Here and there are restaurants near scenic spots, most notably Rama’s Kitchen in Nataf. Some of the kibbutzim operate guesthouses and there are zimmers (bed and breakfasts) in a few communities. At least 40 wineries have been established in the past 35 years (the most famous is Domaine du Castel), as well as three craft breweries.
The regional council has proposed encouraging tourism by allocating 60 dunams (15 acres) to each community for new businesses such as guesthouses and boutique wineries. The plan has yet to win approval.
Niv Vizel, who was elected head of the Mateh Yehuda Regional Council in 2018 after his predecessor was convicted for bribery, thinks the area could be capitalizing on its natural beauty much more.
“My plan is for Mateh Yehuda to become the Tuscany of Israel. We will declare the area a wine region. We are also conducting talks about branding the region’s wine, as is the case with Bordeaux wines in France or Italian Chianti wines,” he said.
The region certainly has natural attractions for visitors. The lack of development has left it predominantly rural, with narrow roads winding through hills and mountains and offering an unusual variety of flora and fauna as well as historic and biblical sites.

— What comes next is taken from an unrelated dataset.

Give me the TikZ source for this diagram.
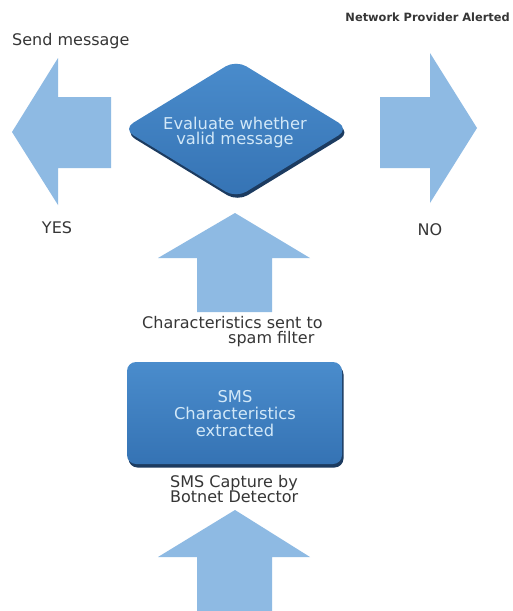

Until now, the pristine environment has been a draw to hikers, bikers and runners, but not enough to bring in big tourism revenue. But the area’s proximity to Jerusalem and Tel Aviv means visitors have no reason to stay overnight. Without hotels and the spending that comes with them, tourism will add little to regional growth.
In the meantime, however, the Har Tuv Industrial Zone — adjacent to Beit Shemesh — is enjoying something of a boom. For years it languished, as did a second adjacent industrial zone.
But that has changed in recent years as Route 38 was expanded and upgraded, proving an efficient connection to Route 1, the Tel Aviv- Jerusalem highway. The original Har Tuv is thriving and the 600-dunam Har Tuv Bet recently signed up its last tenant.
Further up Route 38, Moshav Eshtaol is due to become the home of Israel’s fifth Ikea store next March, employing 400 people.
“At first they wanted to build the store in Jerusalem, in the Malkha area. But they encountered a lot of red tape there. By us, the approvals were done quickly,” said Vizel. “We’ve been cited by the Economy and Industry Ministry as the most small-business-friendly authority in the country.”
Har Tuv is filled with warehouses and logistical centers, which don’t provide as many jobs as factories or high-tech, but the businesses there do pay a large share of local taxes, accounting for 40% of Mateh Yehuda’s tax revenue.
The Interior Ministry is weighing a proposal to remove Har Tuv from the regional council’s jurisdiction, which it now shares with Beit Shemesh, and give it over in its entirely to the city. If that happens the council will lose tens of millions of shekels in annual revenue and its plans for developing the area’s sewerage and other infrastructure could go down the drain.